Products of Hidden Markov Models: It Takes N>1 to Tango
Taylor, Graham W, Hinton, Geoffrey E.
Products of Hidden Markov Models(PoHMMs) are an interesting class of generative models which have received little attention since their introduction. This maybe in part due to their more computationally expensive gradient-based learning algorithm,and the intractability of computing the log likelihood of sequences under the model. In this paper, we demonstrate how the partition function can be estimated reliably via Annealed Importance Sampling. We perform experiments using contrastive divergence learning on rainfall data and data captured from pairs of people dancing. Our results suggest that advances in learning and evaluation for undirected graphical models and recent increases in available computing power make PoHMMs worth considering for complex time-series modeling tasks.
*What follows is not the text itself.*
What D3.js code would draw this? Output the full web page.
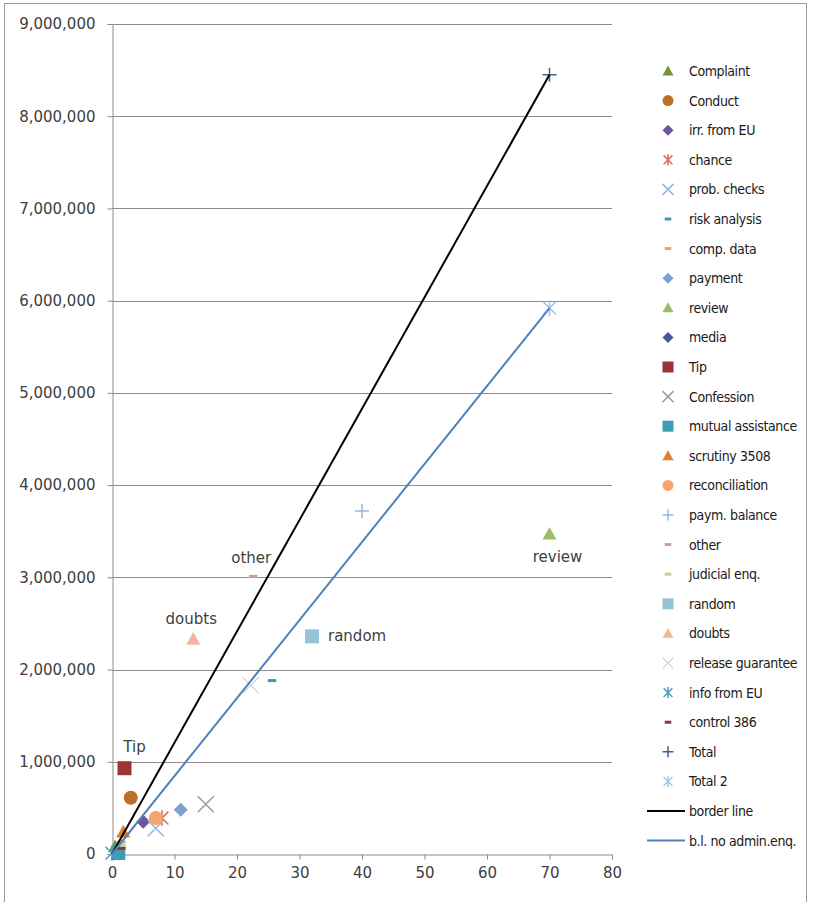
<!DOCTYPE html>
<html><head><meta charset="utf-8">
<script src="https://cdn.jsdelivr.net/npm/d3@7"></script>
<style>body{margin:0;background:#fff}</style>
</head><body>
<svg id="chart" width="820" height="902"></svg>
<script>
// ---- data ----
const seriesNames = ["Complaint","Conduct","irr. from EU","chance","prob. checks","risk analysis","comp. data","payment","review","media","Tip","Confession","mutual assistance","scrutiny 3508","reconciliation","paym. balance","other","judicial enq.","random","doubts","release guarantee","info from EU","control 386","Total","Total 2"];
const xValues = [0.5, 3, 5, 8, 7, 25.6, 1.5, 11, 70, 1, 2, 15, 1, 1.8, 7, 40, 22.6, 1.5, 32, 13, 22.2, 0, 1.5, 70, 70];
const yValues = [80000, 610000, 350000, 390000, 280000, 1880000, 130000, 480000, 3470000, 40000, 930000, 540000, 10000, 240000, 390000, 3720000, 3010000, 90000, 2360000, 2330000, 1830000, 10000, 60000, 8450000, 5920000];
const lineNames = ["border line", "b.l. no admin.enq."];
const lineXValues = [[0, 70], [0, 70]];
const lineYValues = [[0, 8450000], [0, 5920000]];
const labelledSeries = ["Tip", "other", "doubts", "random", "review"];
const xTickValues = [0, 10, 20, 30, 40, 50, 60, 70, 80];
const yTickValues = [0, 1000000, 2000000, 3000000, 4000000, 5000000, 6000000, 7000000, 8000000, 9000000];

// ---- styles ----
const markerStyle = {
  "Complaint": ["triangle", "#77933C"],
  "Conduct": ["circle", "#BE6F2C"],
  "irr. from EU": ["diamond", "#6E54A0"],
  "chance": ["star", "#D26F63"],
  "prob. checks": ["x", "#8EB4E3"],
  "risk analysis": ["dash", "#3C9FA8"],
  "comp. data": ["dash", "#F0A260"],
  "payment": ["diamond", "#7C9FD4"],
  "review": ["triangle", "#9DBB6A"],
  "media": ["diamond", "#3C5E99"],
  "Tip": ["square", "#9B3434"],
  "Confession": ["x", "#9C9C9C"],
  "mutual assistance": ["square", "#3D9DB4"],
  "scrutiny 3508": ["triangle", "#E07E2B"],
  "reconciliation": ["circle", "#F7A56D"],
  "paym. balance": ["plus", "#9AB7DD"],
  "other": ["dash", "#CC9E9A"],
  "judicial enq.": ["dash", "#BFD0A0"],
  "random": ["square", "#93C5D6"],
  "doubts": ["triangle", "#F4B59A"],
  "release guarantee": ["x", "#D9D9D9"],
  "info from EU": ["star", "#4A9FBE"],
  "control 386": ["dash", "#9B3434"],
  "Total": ["plus", "#43618F"],
  "Total 2": ["star", "#9DC8E8"]
};
const lineColors = ["#000000", "#4F81BD"];
const labelOffsets = {
  "Tip": [10, -16, "middle"],
  "other": [-2, -13, "middle"],
  "doubts": [-2, -15, "middle"],
  "random": [16, 5, "start"],
  "review": [8, 28, "middle"]
};

const svg = d3.select("#chart");
const plot = {left: 112, right: 612, top: 24, bottom: 854};

// frame
svg.append("rect").attr("x", 4.5).attr("y", 3.5).attr("width", 802).attr("height", 910)
  .attr("fill", "none").attr("stroke", "#9a9a9a").attr("stroke-width", 1);

const x = d3.scaleLinear().domain([0, 80]).range([plot.left, plot.right]);
const y = d3.scaleLinear().domain([0, 9000000]).range([plot.bottom, plot.top]);

// gridlines
svg.append("g").selectAll("line").data(yTickValues.filter(d => d > 0)).join("line")
  .attr("x1", plot.left).attr("x2", plot.right)
  .attr("y1", d => Math.round(y(d)) + 0.5).attr("y2", d => Math.round(y(d)) + 0.5)
  .attr("stroke", "#8c8c8c").attr("stroke-width", 1);

const fontAxis = "'DejaVu Sans', Verdana, sans-serif";

const yAxis = svg.append("g").attr("transform", `translate(${plot.left + 0.5},0)`)
  .call(d3.axisLeft(y).tickValues(yTickValues).tickFormat(d3.format(",")).tickSize(5).tickPadding(12));
const xAxis = svg.append("g").attr("transform", `translate(0,${plot.bottom + 0.5})`)
  .call(d3.axisBottom(x).tickValues(xTickValues).tickFormat(d3.format("d")).tickSize(5).tickPadding(8));
[yAxis, xAxis].forEach(a => {
  a.select(".domain").attr("stroke", "#8c8c8c");
  a.selectAll(".tick line").attr("stroke", "#8c8c8c");
  a.selectAll("text").attr("font-family", fontAxis).attr("font-size", 15).attr("fill", "#404040");
});

function drawMarker(g, type, color, s) {
  const h = s / 2;
  switch (type) {
    case "triangle":
      g.append("path").attr("d", `M0,${-h}L${h},${h * 0.8}L${-h},${h * 0.8}Z`).attr("fill", color); break;
    case "circle":
      g.append("circle").attr("r", h).attr("fill", color); break;
    case "diamond":
      g.append("path").attr("d", `M0,${-h}L${h},0L0,${h}L${-h},0Z`).attr("fill", color); break;
    case "square":
      g.append("rect").attr("x", -h).attr("y", -h).attr("width", s).attr("height", s).attr("fill", color); break;
    case "x":
      g.append("path").attr("d", `M${-h},${-h}L${h},${h}M${-h},${h}L${h},${-h}`).attr("stroke", color).attr("stroke-width", 1.5).attr("fill", "none"); break;
    case "star":
      g.append("path").attr("d", `M${-h * 0.8},${-h * 0.8}L${h * 0.8},${h * 0.8}M${-h * 0.8},${h * 0.8}L${h * 0.8},${-h * 0.8}M0,${-h}L0,${h}`).attr("stroke", color).attr("stroke-width", 1.5).attr("fill", "none"); break;
    case "plus":
      g.append("path").attr("d", `M${-h},0L${h},0M0,${-h}L0,${h}`).attr("stroke", color).attr("stroke-width", 1.5).attr("fill", "none"); break;
    case "dash":
      g.append("rect").attr("x", -s * 0.3).attr("y", -1.5).attr("width", s * 0.6).attr("height", 3).attr("fill", color); break;
  }
}

// scatter points
const pts = svg.append("g");
seriesNames.forEach((name, i) => {
  const [type, color] = markerStyle[name];
  const g = pts.append("g").attr("transform", `translate(${x(xValues[i])},${y(yValues[i])})`);
  const size = (type === "x" || type === "star") ? 16 : 14;
  drawMarker(g, type, color, size);
});

// lines
lineNames.forEach((name, i) => {
  const data = lineXValues[i].map((v, j) => [v, lineYValues[i][j]]);
  svg.append("path").datum(data)
    .attr("d", d3.line().x(d => x(d[0])).y(d => y(d[1])))
    .attr("stroke", lineColors[i]).attr("stroke-width", 2).attr("fill", "none");
});

// data labels
labelledSeries.forEach(name => {
  const i = seriesNames.indexOf(name);
  const [dx, dy, anchor] = labelOffsets[name];
  svg.append("text").attr("x", x(xValues[i]) + dx).attr("y", y(yValues[i]) + dy)
    .attr("text-anchor", anchor).attr("font-family", fontAxis).attr("font-size", 15)
    .attr("fill", "#404040").text(name);
});

// legend
const legendFont = "'Liberation Sans Narrow', 'DejaVu Sans Condensed', 'Arial Narrow', sans-serif";
const lg = svg.append("g");
const allLegend = seriesNames.concat(lineNames);
allLegend.forEach((name, i) => {
  const ly = 71 + i * 29.6;
  if (i < seriesNames.length) {
    const [type, color] = markerStyle[name];
    const g = lg.append("g").attr("transform", `translate(668,${ly})`);
    drawMarker(g, type, color, 11);
  } else {
    lg.append("line").attr("x1", 647).attr("x2", 685).attr("y1", ly).attr("y2", ly)
      .attr("stroke", lineColors[i - seriesNames.length]).attr("stroke-width", 2);
  }
  lg.append("text").attr("x", 689).attr("y", ly + 5).attr("font-family", legendFont)
    .attr("font-size", 14).attr("letter-spacing", -0.4).attr("fill", "#1a1a1a").text(name);
});
</script>
</body></html>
Multiple Source Adaptation and the Renyi Divergence
Mansour, Yishay, Mohri, Mehryar, Rostamizadeh, Afshin
This paper presents a novel theoretical study of the general problem of multiple source adaptation using the notion of Renyi divergence. Our results build on our previous work [12], but significantly broaden the scope of that work in several directions. We extend previous multiple source loss guarantees based on distribution weighted combinations to arbitrary target distributions P, not necessarily mixtures of the source distributions, analyze both known and unknown target distribution cases, and prove a lower bound. We further extend our bounds to deal with the case where the learner receives an approximate distribution for each source instead of the exact one, and show that similar loss guarantees can be achieved depending on the divergence between the approximate and true distributions. We also analyze the case where the labeling functions of the source domains are somewhat different. Finally, we report the results of experiments with both an artificial data set and a sentiment analysis task, showing the performance benefits of the distribution weighted combinations and the quality of our bounds based on the Renyi divergence.
Which Spatial Partition Trees are Adaptive to Intrinsic Dimension?
Verma, Nakul, Kpotufe, Samory, Dasgupta, Sanjoy
Recent theory work has found that a special type of spatial partition tree - called a random projection tree - is adaptive to the intrinsic dimension of the data from which it is built. Here we examine this same question, with a combination of theory and experiments, for a broader class of trees that includes k-d trees, dyadic trees, and PCA trees. Our motivation is to get a feel for (i) the kind of intrinsic low dimensional structure that can be empirically verified, (ii) the extent to which a spatial partition can exploit such structure, and (iii) the implications for standard statistical tasks such as regression, vector quantization, and nearest neighbor search.